Reproduce the full listing below unchanged, apart from the pictures.

>> begin AVAILABLE DATA

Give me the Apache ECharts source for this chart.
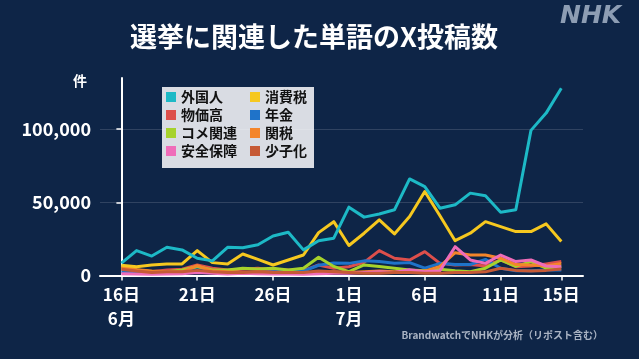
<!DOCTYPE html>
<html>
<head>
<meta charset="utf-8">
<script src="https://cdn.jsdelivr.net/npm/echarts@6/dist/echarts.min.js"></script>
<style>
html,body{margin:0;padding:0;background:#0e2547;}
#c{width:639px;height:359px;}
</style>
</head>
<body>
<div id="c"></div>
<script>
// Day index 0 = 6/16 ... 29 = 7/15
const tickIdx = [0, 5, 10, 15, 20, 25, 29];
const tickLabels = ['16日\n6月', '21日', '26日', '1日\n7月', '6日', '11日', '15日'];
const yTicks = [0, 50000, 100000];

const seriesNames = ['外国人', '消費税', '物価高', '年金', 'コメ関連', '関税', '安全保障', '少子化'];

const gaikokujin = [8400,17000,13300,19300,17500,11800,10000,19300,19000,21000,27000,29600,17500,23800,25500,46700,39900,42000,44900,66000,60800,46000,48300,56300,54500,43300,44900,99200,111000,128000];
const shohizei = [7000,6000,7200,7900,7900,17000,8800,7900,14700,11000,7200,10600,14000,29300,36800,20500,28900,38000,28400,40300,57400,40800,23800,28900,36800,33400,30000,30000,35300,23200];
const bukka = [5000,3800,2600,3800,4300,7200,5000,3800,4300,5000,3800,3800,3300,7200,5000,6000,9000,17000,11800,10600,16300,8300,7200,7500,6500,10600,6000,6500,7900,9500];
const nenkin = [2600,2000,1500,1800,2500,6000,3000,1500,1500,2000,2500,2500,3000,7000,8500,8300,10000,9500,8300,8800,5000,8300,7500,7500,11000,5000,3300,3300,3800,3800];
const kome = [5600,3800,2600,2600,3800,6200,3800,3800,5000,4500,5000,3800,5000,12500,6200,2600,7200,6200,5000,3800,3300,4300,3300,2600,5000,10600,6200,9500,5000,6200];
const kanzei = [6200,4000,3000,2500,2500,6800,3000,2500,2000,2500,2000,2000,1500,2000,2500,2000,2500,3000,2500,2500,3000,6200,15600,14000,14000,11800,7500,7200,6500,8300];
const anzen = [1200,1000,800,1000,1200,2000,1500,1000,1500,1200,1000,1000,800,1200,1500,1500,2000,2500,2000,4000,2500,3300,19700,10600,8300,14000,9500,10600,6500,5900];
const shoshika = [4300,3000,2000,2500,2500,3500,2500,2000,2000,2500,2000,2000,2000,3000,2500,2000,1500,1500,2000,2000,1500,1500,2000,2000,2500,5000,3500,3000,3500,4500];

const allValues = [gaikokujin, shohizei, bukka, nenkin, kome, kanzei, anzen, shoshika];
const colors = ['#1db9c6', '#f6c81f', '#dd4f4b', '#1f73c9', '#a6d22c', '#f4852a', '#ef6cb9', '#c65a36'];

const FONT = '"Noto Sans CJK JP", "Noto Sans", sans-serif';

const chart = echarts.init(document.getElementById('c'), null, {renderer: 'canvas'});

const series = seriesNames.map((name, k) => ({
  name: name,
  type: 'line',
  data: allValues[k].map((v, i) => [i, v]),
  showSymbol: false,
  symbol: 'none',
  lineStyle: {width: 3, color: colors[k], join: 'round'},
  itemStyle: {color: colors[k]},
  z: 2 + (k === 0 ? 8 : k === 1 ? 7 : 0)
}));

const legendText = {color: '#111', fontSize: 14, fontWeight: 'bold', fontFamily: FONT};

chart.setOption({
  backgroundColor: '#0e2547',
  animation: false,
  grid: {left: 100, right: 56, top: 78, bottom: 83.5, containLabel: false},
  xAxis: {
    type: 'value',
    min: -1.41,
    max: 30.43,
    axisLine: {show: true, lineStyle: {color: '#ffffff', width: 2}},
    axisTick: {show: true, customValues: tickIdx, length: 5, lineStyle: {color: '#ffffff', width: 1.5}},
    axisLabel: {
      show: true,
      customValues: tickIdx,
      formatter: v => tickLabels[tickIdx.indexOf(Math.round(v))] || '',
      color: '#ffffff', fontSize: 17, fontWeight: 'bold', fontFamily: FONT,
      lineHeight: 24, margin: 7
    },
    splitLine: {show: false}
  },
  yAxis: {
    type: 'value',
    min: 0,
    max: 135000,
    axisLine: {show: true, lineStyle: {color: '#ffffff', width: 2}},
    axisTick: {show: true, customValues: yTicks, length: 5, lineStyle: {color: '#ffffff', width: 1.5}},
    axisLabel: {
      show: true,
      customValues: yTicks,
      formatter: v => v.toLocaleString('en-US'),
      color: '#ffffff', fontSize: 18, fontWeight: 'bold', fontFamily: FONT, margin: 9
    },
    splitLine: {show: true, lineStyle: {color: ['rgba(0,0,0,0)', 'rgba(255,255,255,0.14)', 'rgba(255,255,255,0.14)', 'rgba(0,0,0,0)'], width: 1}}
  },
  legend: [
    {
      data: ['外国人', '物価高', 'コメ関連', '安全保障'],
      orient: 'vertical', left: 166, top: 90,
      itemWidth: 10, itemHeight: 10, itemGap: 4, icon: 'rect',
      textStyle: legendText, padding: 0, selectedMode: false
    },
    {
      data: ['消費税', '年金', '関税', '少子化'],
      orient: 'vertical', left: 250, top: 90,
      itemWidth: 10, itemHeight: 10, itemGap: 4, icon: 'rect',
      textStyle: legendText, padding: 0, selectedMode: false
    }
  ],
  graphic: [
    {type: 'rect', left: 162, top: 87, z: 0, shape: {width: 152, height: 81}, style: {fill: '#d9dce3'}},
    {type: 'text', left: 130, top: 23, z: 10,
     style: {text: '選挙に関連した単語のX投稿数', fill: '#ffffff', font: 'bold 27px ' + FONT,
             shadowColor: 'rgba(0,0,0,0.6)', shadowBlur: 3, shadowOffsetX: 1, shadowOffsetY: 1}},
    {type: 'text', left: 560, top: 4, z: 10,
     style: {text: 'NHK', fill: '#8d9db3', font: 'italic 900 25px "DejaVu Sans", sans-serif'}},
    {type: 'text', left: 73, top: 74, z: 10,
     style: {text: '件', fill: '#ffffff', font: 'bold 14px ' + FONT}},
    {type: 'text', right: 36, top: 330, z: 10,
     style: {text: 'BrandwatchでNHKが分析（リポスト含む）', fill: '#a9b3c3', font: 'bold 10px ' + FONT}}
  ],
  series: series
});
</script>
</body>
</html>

>> end AVAILABLE DATA

EXPECTED ANSWER:
Give me the Apache ECharts source for this chart.
<!DOCTYPE html>
<html>
<head>
<meta charset="utf-8">
<script src="https://cdn.jsdelivr.net/npm/echarts@6/dist/echarts.min.js"></script>
<style>
html,body{margin:0;padding:0;background:#0e2547;}
#c{width:639px;height:359px;}
</style>
</head>
<body>
<div id="c"></div>
<script>
// Day index 0 = 6/16 ... 29 = 7/15
const tickIdx = [0, 5, 10, 15, 20, 25, 29];
const tickLabels = ['16日\n6月', '21日', '26日', '1日\n7月', '6日', '11日', '15日'];
const yTicks = [0, 50000, 100000];

const seriesNames = ['外国人', '消費税', '物価高', '年金', 'コメ関連', '関税', '安全保障', '少子化'];

const gaikokujin = [8400,17000,13300,19300,17500,11800,10000,19300,19000,21000,27000,29600,17500,23800,25500,46700,39900,42000,44900,66000,60800,46000,48300,56300,54500,43300,44900,99200,111000,128000];
const shohizei = [7000,6000,7200,7900,7900,17000,8800,7900,14700,11000,7200,10600,14000,29300,36800,20500,28900,38000,28400,40300,57400,40800,23800,28900,36800,33400,30000,30000,35300,23200];
const bukka = [5000,3800,2600,3800,4300,7200,5000,3800,4300,5000,3800,3800,3300,7200,5000,6000,9000,17000,11800,10600,16300,8300,7200,7500,6500,10600,6000,6500,7900,9500];
const nenkin = [2600,2000,1500,1800,2500,6000,3000,1500,1500,2000,2500,2500,3000,7000,8500,8300,10000,9500,8300,8800,5000,8300,7500,7500,11000,5000,3300,3300,3800,3800];
const kome = [5600,3800,2600,2600,3800,6200,3800,3800,5000,4500,5000,3800,5000,12500,6200,2600,7200,6200,5000,3800,3300,4300,3300,2600,5000,10600,6200,9500,5000,6200];
const kanzei = [6200,4000,3000,2500,2500,6800,3000,2500,2000,2500,2000,2000,1500,2000,2500,2000,2500,3000,2500,2500,3000,6200,15600,14000,14000,11800,7500,7200,6500,8300];
const anzen = [1200,1000,800,1000,1200,2000,1500,1000,1500,1200,1000,1000,800,1200,1500,1500,2000,2500,2000,4000,2500,3300,19700,10600,8300,14000,9500,10600,6500,5900];
const shoshika = [4300,3000,2000,2500,2500,3500,2500,2000,2000,2500,2000,2000,2000,3000,2500,2000,1500,1500,2000,2000,1500,1500,2000,2000,2500,5000,3500,3000,3500,4500];

const allValues = [gaikokujin, shohizei, bukka, nenkin, kome, kanzei, anzen, shoshika];
const colors = ['#1db9c6', '#f6c81f', '#dd4f4b', '#1f73c9', '#a6d22c', '#f4852a', '#ef6cb9', '#c65a36'];

const FONT = '"Noto Sans CJK JP", "Noto Sans", sans-serif';

const chart = echarts.init(document.getElementById('c'), null, {renderer: 'canvas'});

const series = seriesNames.map((name, k) => ({
  name: name,
  type: 'line',
  data: allValues[k].map((v, i) => [i, v]),
  showSymbol: false,
  symbol: 'none',
  lineStyle: {width: 3, color: colors[k], join: 'round'},
  itemStyle: {color: colors[k]},
  z: 2 + (k === 0 ? 8 : k === 1 ? 7 : 0)
}));

const legendText = {color: '#111', fontSize: 14, fontWeight: 'bold', fontFamily: FONT};

chart.setOption({
  backgroundColor: '#0e2547',
  animation: false,
  grid: {left: 100, right: 56, top: 78, bottom: 83.5, containLabel: false},
  xAxis: {
    type: 'value',
    min: -1.41,
    max: 30.43,
    axisLine: {show: true, lineStyle: {color: '#ffffff', width: 2}},
    axisTick: {show: true, customValues: tickIdx, length: 5, lineStyle: {color: '#ffffff', width: 1.5}},
    axisLabel: {
      show: true,
      customValues: tickIdx,
      formatter: v => tickLabels[tickIdx.indexOf(Math.round(v))] || '',
      color: '#ffffff', fontSize: 17, fontWeight: 'bold', fontFamily: FONT,
      lineHeight: 24, margin: 7
    },
    splitLine: {show: false}
  },
  yAxis: {
    type: 'value',
    min: 0,
    max: 135000,
    axisLine: {show: true, lineStyle: {color: '#ffffff', width: 2}},
    axisTick: {show: true, customValues: yTicks, length: 5, lineStyle: {color: '#ffffff', width: 1.5}},
    axisLabel: {
      show: true,
      customValues: yTicks,
      formatter: v => v.toLocaleString('en-US'),
      color: '#ffffff', fontSize: 18, fontWeight: 'bold', fontFamily: FONT, margin: 9
    },
    splitLine: {show: true, lineStyle: {color: ['rgba(0,0,0,0)', 'rgba(255,255,255,0.14)', 'rgba(255,255,255,0.14)', 'rgba(0,0,0,0)'], width: 1}}
  },
  legend: [
    {
      data: ['外国人', '物価高', 'コメ関連', '安全保障'],
      orient: 'vertical', left: 166, top: 90,
      itemWidth: 10, itemHeight: 10, itemGap: 4, icon: 'rect',
      textStyle: legendText, padding: 0, selectedMode: false
    },
    {
      data: ['消費税', '年金', '関税', '少子化'],
      orient: 'vertical', left: 250, top: 90,
      itemWidth: 10, itemHeight: 10, itemGap: 4, icon: 'rect',
      textStyle: legendText, padding: 0, selectedMode: false
    }
  ],
  graphic: [
    {type: 'rect', left: 162, top: 87, z: 0, shape: {width: 152, height: 81}, style: {fill: '#d9dce3'}},
    {type: 'text', left: 130, top: 23, z: 10,
     style: {text: '選挙に関連した単語のX投稿数', fill: '#ffffff', font: 'bold 27px ' + FONT,
             shadowColor: 'rgba(0,0,0,0.6)', shadowBlur: 3, shadowOffsetX: 1, shadowOffsetY: 1}},
    {type: 'text', left: 560, top: 4, z: 10,
     style: {text: 'NHK', fill: '#8d9db3', font: 'italic 900 25px "DejaVu Sans", sans-serif'}},
    {type: 'text', left: 73, top: 74, z: 10,
     style: {text: '件', fill: '#ffffff', font: 'bold 14px ' + FONT}},
    {type: 'text', right: 36, top: 330, z: 10,
     style: {text: 'BrandwatchでNHKが分析（リポスト含む）', fill: '#a9b3c3', font: 'bold 10px ' + FONT}}
  ],
  series: series
});
</script>
</body>
</html>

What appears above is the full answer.